▶ [ENTRIES SHOWN]
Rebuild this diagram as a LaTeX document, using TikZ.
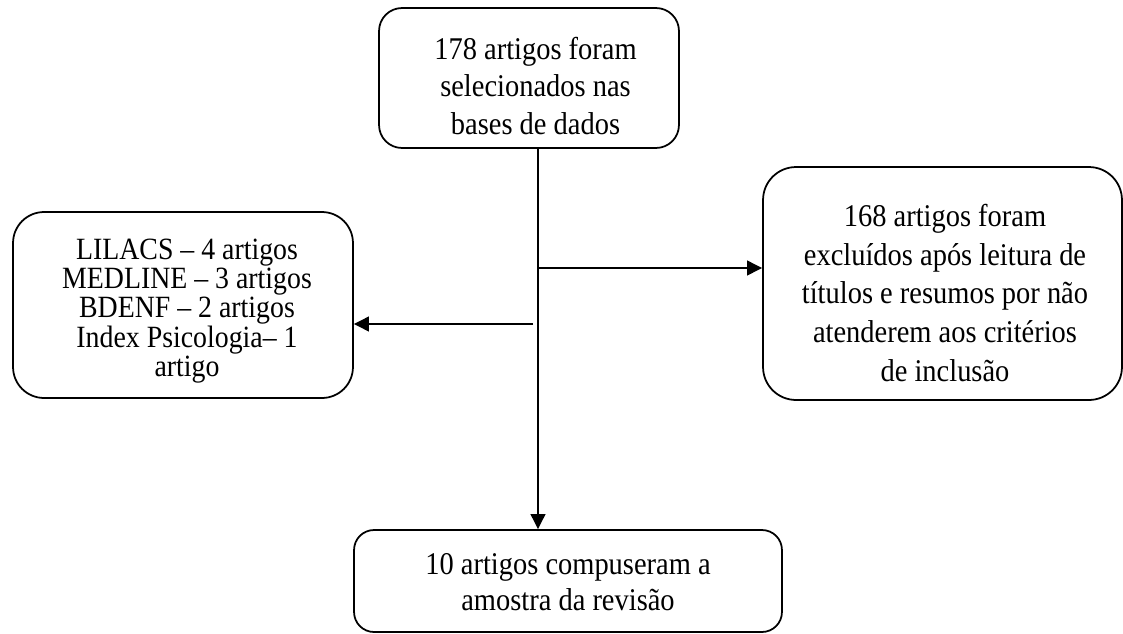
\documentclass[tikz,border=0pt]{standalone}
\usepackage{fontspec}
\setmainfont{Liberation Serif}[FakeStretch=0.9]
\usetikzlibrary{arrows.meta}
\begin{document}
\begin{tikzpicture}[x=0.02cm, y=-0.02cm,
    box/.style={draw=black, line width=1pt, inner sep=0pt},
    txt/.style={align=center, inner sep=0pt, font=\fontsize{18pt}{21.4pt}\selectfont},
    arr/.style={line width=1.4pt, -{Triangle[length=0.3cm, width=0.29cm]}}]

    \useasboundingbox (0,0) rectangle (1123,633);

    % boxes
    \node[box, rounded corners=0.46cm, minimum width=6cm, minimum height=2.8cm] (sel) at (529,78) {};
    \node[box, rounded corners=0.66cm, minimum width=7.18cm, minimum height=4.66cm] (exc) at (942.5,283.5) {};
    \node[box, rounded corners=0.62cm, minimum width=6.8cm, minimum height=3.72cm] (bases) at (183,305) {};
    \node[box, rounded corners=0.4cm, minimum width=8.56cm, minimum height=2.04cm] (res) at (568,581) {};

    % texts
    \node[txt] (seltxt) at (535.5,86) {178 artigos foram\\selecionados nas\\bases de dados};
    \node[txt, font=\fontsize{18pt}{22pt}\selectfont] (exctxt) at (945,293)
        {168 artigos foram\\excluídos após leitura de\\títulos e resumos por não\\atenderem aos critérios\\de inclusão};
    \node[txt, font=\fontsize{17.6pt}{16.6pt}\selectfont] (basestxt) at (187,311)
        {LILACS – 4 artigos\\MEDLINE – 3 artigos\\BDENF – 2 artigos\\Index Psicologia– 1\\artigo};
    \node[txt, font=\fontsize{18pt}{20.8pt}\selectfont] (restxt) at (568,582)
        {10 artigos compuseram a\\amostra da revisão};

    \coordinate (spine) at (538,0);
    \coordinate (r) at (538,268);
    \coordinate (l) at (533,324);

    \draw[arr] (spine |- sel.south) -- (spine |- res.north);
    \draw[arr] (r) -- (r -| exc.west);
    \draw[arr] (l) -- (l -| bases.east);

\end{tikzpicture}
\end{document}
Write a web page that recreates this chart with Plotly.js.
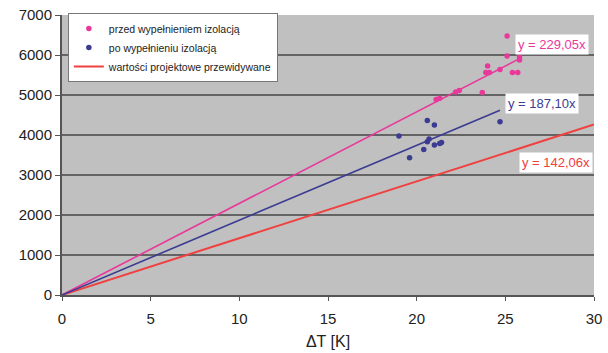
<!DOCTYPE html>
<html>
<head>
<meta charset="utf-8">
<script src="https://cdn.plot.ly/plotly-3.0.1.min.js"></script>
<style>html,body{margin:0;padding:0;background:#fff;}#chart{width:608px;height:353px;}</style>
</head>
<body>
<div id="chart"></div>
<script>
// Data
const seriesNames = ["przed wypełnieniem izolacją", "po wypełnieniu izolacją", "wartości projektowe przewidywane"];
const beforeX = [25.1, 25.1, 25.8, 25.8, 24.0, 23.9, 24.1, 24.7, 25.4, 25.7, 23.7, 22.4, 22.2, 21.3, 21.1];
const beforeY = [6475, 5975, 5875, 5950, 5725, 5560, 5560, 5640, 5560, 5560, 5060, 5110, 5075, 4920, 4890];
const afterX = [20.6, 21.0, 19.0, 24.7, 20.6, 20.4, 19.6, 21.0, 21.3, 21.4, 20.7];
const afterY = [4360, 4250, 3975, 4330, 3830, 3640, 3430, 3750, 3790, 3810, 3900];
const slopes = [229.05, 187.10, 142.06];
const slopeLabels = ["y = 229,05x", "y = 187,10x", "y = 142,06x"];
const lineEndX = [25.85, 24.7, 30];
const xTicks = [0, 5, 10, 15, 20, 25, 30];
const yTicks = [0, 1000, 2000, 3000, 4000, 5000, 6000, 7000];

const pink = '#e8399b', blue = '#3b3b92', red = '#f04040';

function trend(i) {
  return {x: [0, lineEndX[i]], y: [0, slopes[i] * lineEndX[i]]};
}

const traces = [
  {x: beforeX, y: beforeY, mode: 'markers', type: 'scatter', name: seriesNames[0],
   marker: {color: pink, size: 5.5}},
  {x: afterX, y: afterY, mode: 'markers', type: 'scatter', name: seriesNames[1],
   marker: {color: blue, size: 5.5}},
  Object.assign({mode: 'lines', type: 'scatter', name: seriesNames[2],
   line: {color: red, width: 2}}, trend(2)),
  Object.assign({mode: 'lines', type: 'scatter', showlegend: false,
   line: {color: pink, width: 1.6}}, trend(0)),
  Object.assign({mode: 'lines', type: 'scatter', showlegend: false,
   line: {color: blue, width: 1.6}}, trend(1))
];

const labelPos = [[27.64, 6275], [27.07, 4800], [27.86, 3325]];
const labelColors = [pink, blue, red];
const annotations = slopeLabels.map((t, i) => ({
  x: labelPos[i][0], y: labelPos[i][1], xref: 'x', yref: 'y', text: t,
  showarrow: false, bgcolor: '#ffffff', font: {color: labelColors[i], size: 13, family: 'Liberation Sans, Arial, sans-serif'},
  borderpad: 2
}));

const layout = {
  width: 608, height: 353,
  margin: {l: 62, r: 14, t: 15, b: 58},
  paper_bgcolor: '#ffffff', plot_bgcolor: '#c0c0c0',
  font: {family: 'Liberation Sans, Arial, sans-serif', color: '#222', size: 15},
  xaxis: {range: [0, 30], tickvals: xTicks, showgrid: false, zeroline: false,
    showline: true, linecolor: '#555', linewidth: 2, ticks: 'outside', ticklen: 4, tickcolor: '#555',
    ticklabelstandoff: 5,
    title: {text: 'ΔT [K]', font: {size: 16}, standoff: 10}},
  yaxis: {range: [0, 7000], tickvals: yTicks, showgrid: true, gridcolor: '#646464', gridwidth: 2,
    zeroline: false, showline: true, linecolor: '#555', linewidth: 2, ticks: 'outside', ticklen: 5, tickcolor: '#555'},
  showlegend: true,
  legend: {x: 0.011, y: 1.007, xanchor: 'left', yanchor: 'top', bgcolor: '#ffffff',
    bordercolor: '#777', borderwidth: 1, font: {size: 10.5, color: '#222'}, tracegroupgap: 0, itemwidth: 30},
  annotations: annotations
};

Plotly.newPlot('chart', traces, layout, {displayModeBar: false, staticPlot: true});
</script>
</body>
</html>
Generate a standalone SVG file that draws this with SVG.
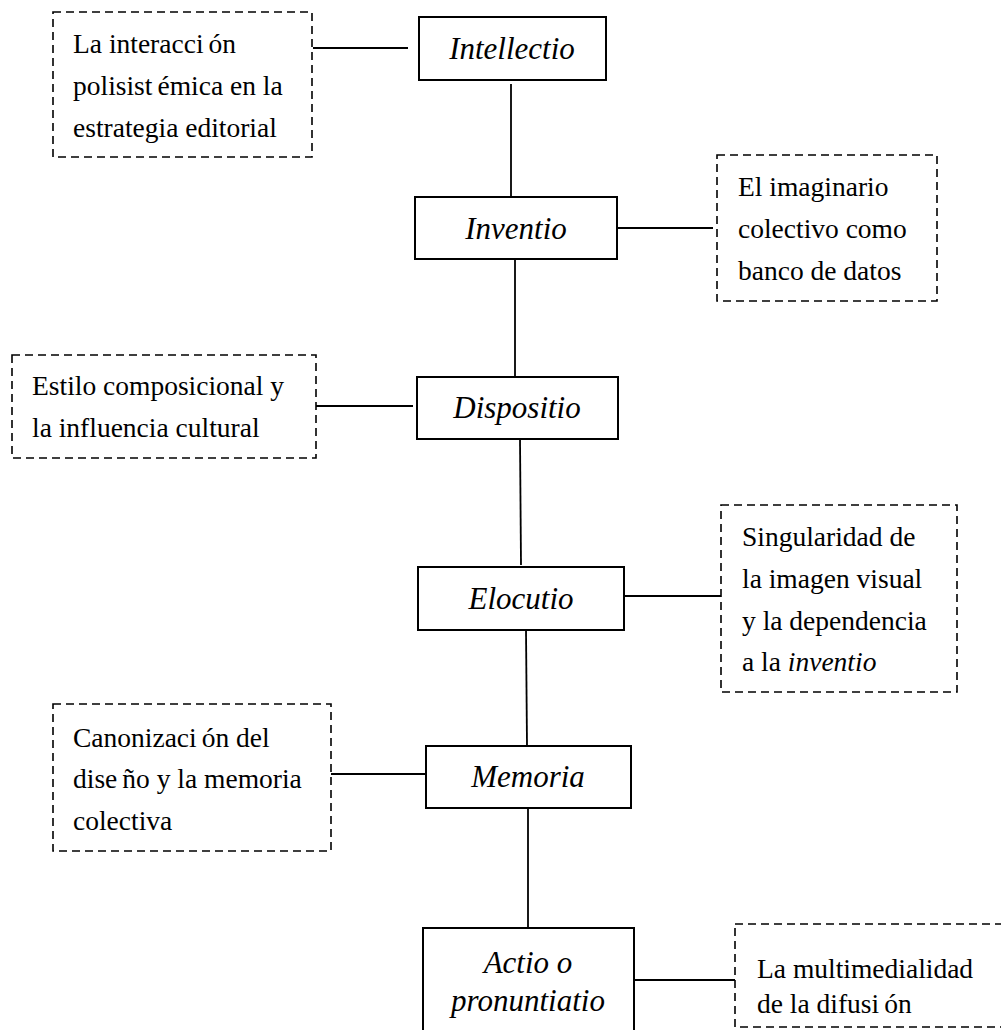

▶ [WHAT YOU HAVE TO DO] In the material above, find the lines that contain "standalone" and show them.

▶ [FULL ANSWER]
\documentclass[tikz,border=0pt]{standalone}
Generate a standalone SVG file that draws this with SVG.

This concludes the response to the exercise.